By shifting time perspectives and definitions of beginnings and endings, we can often gain a new perspective and a new set of solutions to complex, ongoing problems. This third approach to contextual reframing concerns the “punctuation” of specific events that occur within a specific context (Watzlawick, Weakland and Fisch (1974, pp. 54ff). Any series of interactions between two people, two units in an organization or two organizations can be punctuated in a variety of ways, depending on the perspective of the person or persons doing the punctuating.

One party to a conflict, for instance, might identify the absence of the other party at a critical meeting as the point when the conflict started (hence the responsibility of the other party). The second party might punctuate this same series of events quite differently: He did not attend the meeting because of the first party’s abusive behavior at a previous meeting. When did the conflict begin? Who is responsible?

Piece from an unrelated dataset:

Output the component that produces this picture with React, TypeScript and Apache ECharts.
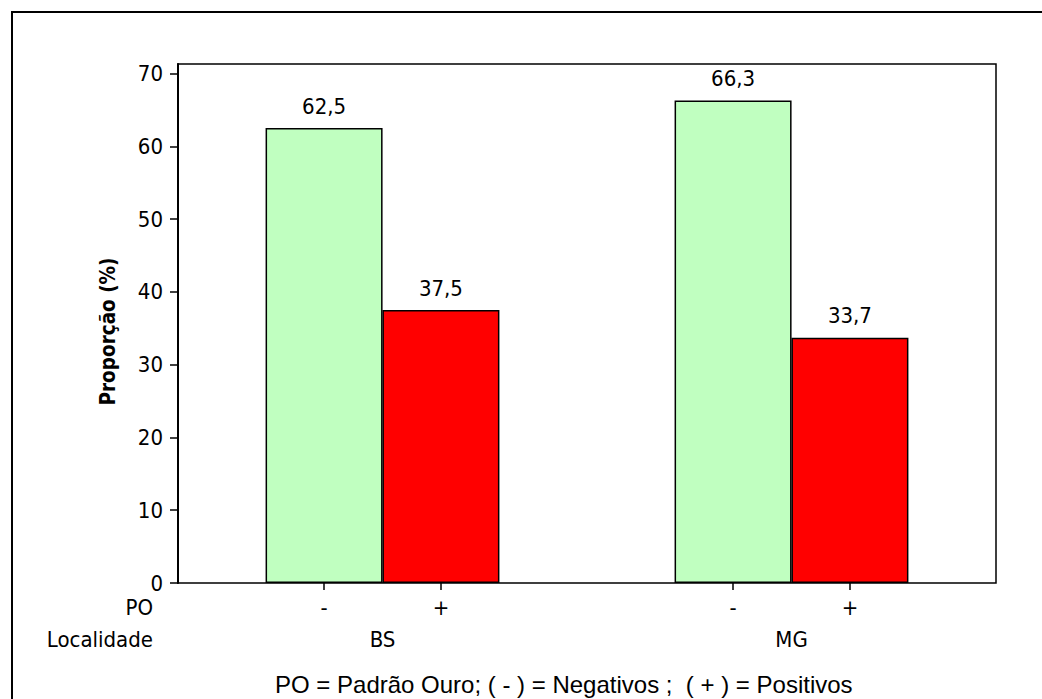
import React, { useEffect, useRef } from "react";
import * as echarts from "echarts";

const localidades = ["BS", "MG"];
const poLabels = ["-", "+"];
const negativos = [62.5, 66.3];
const positivos = [37.5, 33.7];
const yTicks = [0, 10, 20, 30, 40, 50, 60, 70];
const yAxisName = "Proporção (%)";
const footnote = "PO = Padrão Ouro; ( - ) = Negativos ;  ( + ) = Positivos";

const FONT = "'DejaVu Sans Condensed', 'DejaVu Sans', sans-serif";
const ARIAL = "'Liberation Sans', Arial, sans-serif";

export default function App() {
  const ref = useRef<HTMLDivElement>(null);
  useEffect(() => {
    document.body.style.margin = "0";
    if (!ref.current) return;
    const chart = echarts.init(ref.current, undefined, { renderer: "svg" });

    // layout: each cluster occupies 3.5 units, bars 1 unit wide
    const clusterCenter = (i: number) => 1.75 + i * 3.5;
    const barPos: number[] = [];
    const barLab: string[] = [];
    const data: any[] = [];
    localidades.forEach((_, i) => {
      const c = clusterCenter(i);
      barPos.push(c - 0.5, c + 0.5);
      barLab.push(poLabels[0], poLabels[1]);
      data.push({ value: [c - 0.5, negativos[i]], itemStyle: { color: "#C0FFC0" } });
      data.push({ value: [c + 0.5, positivos[i]], itemStyle: { color: "#FF0000" } });
    });
    const groupPos = localidades.map((_, i) => clusterCenter(i));

    const labelStyle = { color: "#000", fontFamily: FONT, fontSize: 22 };

    chart.setOption({
      animation: false,
      backgroundColor: "#fff",
      grid: {
        left: 178,
        right: 46,
        top: 64,
        bottom: 116,
        show: true,
        borderColor: "#000",
        borderWidth: 1.5,
        backgroundColor: "transparent",
      },
      xAxis: [
        {
          type: "value",
          min: 0,
          max: 7,
          splitLine: { show: false },
          axisLine: { show: false },
          axisTick: {
            show: true,
            customValues: barPos,
            length: 7,
            lineStyle: { color: "#000", width: 1.5 },
          },
          axisLabel: {
            ...labelStyle,
            customValues: barPos,
            margin: 12,
            lineHeight: 24,
            formatter: (v: number) => {
              const idx = barPos.findIndex((p) => Math.abs(p - v) < 1e-6);
              return idx >= 0 ? barLab[idx] : "";
            },
          },
        },
        {
          type: "value",
          min: 0,
          max: 7,
          position: "bottom",
          offset: 32,
          splitLine: { show: false },
          axisLine: { show: false },
          axisTick: { show: false },
          axisLabel: {
            ...labelStyle,
            customValues: groupPos,
            margin: 12,
            lineHeight: 24,
            formatter: (v: number) => {
              const idx = groupPos.findIndex((p) => Math.abs(p - v) < 1e-6);
              return idx >= 0 ? localidades[idx] : "";
            },
          },
        },
      ],
      yAxis: {
        type: "value",
        min: 0,
        max: 71.3,
        interval: 10,
        splitLine: { show: false },
        name: yAxisName,
        nameLocation: "middle",
        nameRotate: 90,
        nameGap: 60,
        nameTextStyle: {
          fontFamily: FONT,
          fontSize: 20.5,
          fontWeight: "bold",
          color: "#000",
          padding: [0, 16, 0, 0],
        },
        axisLine: { show: true, lineStyle: { color: "#000", width: 2 } },
        axisTick: {
          show: true,
          customValues: yTicks,
          length: 8,
          lineStyle: { color: "#000", width: 1.5 },
        },
        axisLabel: {
          ...labelStyle,
          customValues: yTicks,
          margin: 15,
        },
      },
      series: [
        {
          type: "bar",
          xAxisIndex: 0,
          barWidth: 117,
          data,
          itemStyle: { borderColor: "#000", borderWidth: 1.5 },
          label: {
            show: true,
            position: "top",
            distance: 11,
            ...labelStyle,
            formatter: (p: any) => p.value[1].toFixed(1).replace(".", ","),
          },
        },
      ],
      graphic: [
        {
          type: "rect",
          shape: { x: 12, y: 12, width: 1040, height: 700 },
          style: { fill: "none", stroke: "#000", lineWidth: 2 },
          silent: true,
          z: -1,
        },
        {
          type: "text",
          x: 153,
          y: 607,
          style: { text: "PO", align: "right", verticalAlign: "middle", font: `22px ${FONT}`, fill: "#000" },
        },
        {
          type: "text",
          x: 153,
          y: 639,
          style: { text: "Localidade", align: "right", verticalAlign: "middle", font: `22px ${FONT}`, fill: "#000" },
        },
        {
          type: "text",
          x: 275,
          y: 684,
          style: { text: footnote, align: "left", verticalAlign: "middle", font: `24px ${ARIAL}`, fill: "#000" },
        },
      ],
    });
    return () => chart.dispose();
  }, []);
  return <div ref={ref} style={{ width: 1042, height: 699 }} />;
}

This all depends on how the continuous, interrelated stream of events is interpreted. Is Ralph a dreamer because other members of his department can’t get off the ground and refuse to identify ambitious goals? Or are other members of his department highly realistic because Ralph is always out there dreaming of some unattainable goal? Both are probably the case. It all depends on how the sequence of events is punctuated.

Any problem or conflict can be reframed by asking a client to consider alternative punctuation. As a professional coach, Alicia might ask Susan:

  • What if you were to consider point B rather than point A to be the time when Ralph’s performance difficulties began? Would the problem look any different from this vantage point?
  • What if we were to go back two months and look at some of the earlier events that might have influenced your perceptions of Ralph’s working relationships and managerial style? What might Ralph’s problem look like if we were to focus just on the events of this past week?
  • What would be Ralph’s interpretation of the causes for the problems being experienced in his department right now?

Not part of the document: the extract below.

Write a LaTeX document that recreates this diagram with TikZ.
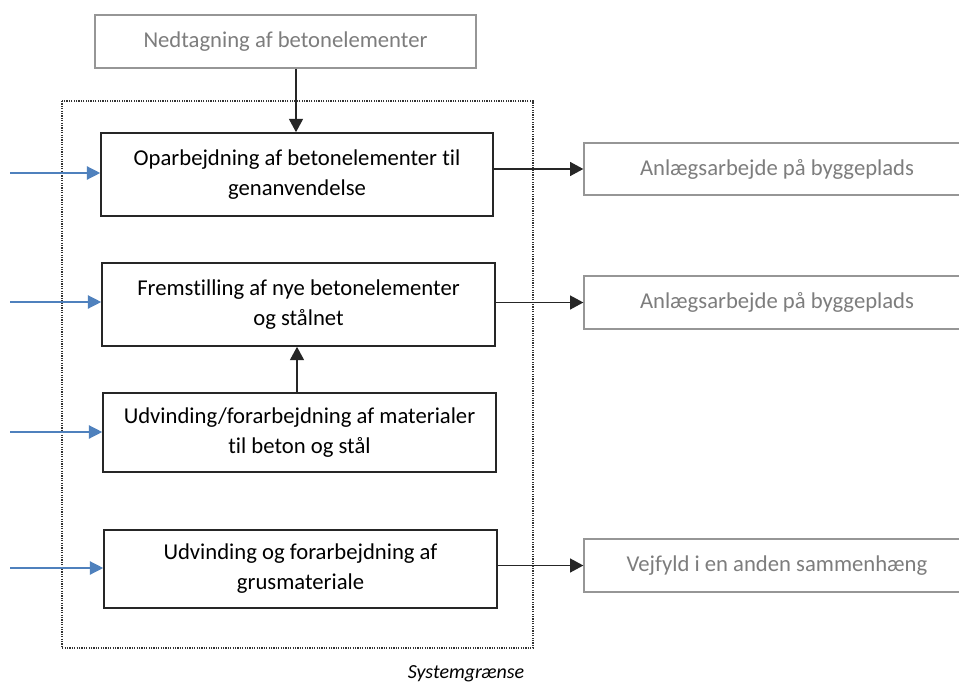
\documentclass[tikz,border=0pt]{standalone}
\usepackage{fontspec}
\setmainfont{Carlito}[Ligatures={NoCommon}]
\usetikzlibrary{arrows.meta}
\definecolor{ogray}{RGB}{150,150,150}
\definecolor{tgray}{RGB}{125,125,125}
\definecolor{oblue}{RGB}{79,129,189}
\tikzset{
  sz/.style 2 args={minimum width=#1*0.75pt, minimum height=#2*0.75pt},
  blackbox/.style={draw=black!85, line width=1.2pt, inner sep=0pt, align=center, font=\fontsize{17}{22.5}\selectfont},
  graybox/.style={draw=ogray, line width=1pt, inner sep=0pt, align=center, text=tgray, font=\fontsize{17}{22.5}\selectfont},
  flow/.style={draw=black!85, line width=1.1pt, -{Triangle[length=10pt,width=10.5pt]}},
  inflow/.style={draw=oblue, line width=1pt, -{Triangle[length=10pt,width=10pt]}},
}
\begin{document}
\begin{tikzpicture}[x=0.75pt,y=-0.75pt]
\clip (0,0) rectangle (959,681);
\fill[white] (0,0) rectangle (959,681);
% system boundary
\draw[line width=0.9pt, dash pattern=on 0.9pt off 0.9pt, black!80] (62,101) rectangle (533,648);
\node[font=\itshape\fontsize{15}{18}\selectfont, anchor=base] (sys) at (466,678) {Systemgrænse};
% top box
\node[graybox, sz={381}{53}] (ned) at (285.5,41.5) {Nedtagning af betonelementer};
% main boxes
\node[blackbox, sz={392}{83}] (b1) at (297,174.5) {Oparbejdning af betonelementer til\\genanvendelse};
\node[blackbox, sz={393}{83}] (b2) at (298.5,304.5) {Fremstilling af nye betonelementer\\og stålnet};
\node[blackbox, sz={393}{79}] (b3) at (299.5,432.5) {Udvinding/forarbejdning af materialer\\til beton og stål};
\node[blackbox, sz={393}{78}] (b4) at (300.5,569) {Udvinding og forarbejdning af\\grusmateriale};
% right boxes
\node[graybox, sz={386}{52}] (r1) at (777,169) {Anlægsarbejde på byggeplads};
\node[graybox, sz={386}{53}] (r2) at (777,302.5) {Anlægsarbejde på byggeplads};
\node[graybox, sz={386}{53}] (r3) at (777,565.5) {Vejfyld i en anden sammenhæng};
% inputs
\coordinate (i1) at (10,173);
\coordinate (i2) at (10,302);
\coordinate (i3) at (10,432);
\coordinate (i4) at (10,568);
\draw[inflow] (i1) -- (i1 -| b1.west);
\draw[inflow] (i2) -- (i2 -| b2.west);
\draw[inflow] (i3) -- (i3 -| b3.west);
\draw[inflow] (i4) -- (i4 -| b4.west);
% flows
\draw[flow] (ned.south -| 296,0) -- (b1.north -| 296,0);
\draw[flow] (b3.north -| 297,0) -- (b2.south -| 297,0);
\draw[flow] (b1.east |- r1.west) -- (r1.west);
\draw[flow] (b2.east |- r2.west) -- (r2.west);
\draw[flow] (b4.east |- r3.west) -- (r3.west);
\end{tikzpicture}
\end{document}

A significant perceptual change can often occur through reframing long before overt change in behavior becomes readily apparent. In many instances, individuals and organizations move through periods of apparent stagnation or dormancy. They may actually be gradually re-examining and reframing their perceptions of the context within which they live and work. A major developmental spurt may follow this period of conceptual reorganization, leading an outsider to conclude that there are sequential stages of stabilization and change.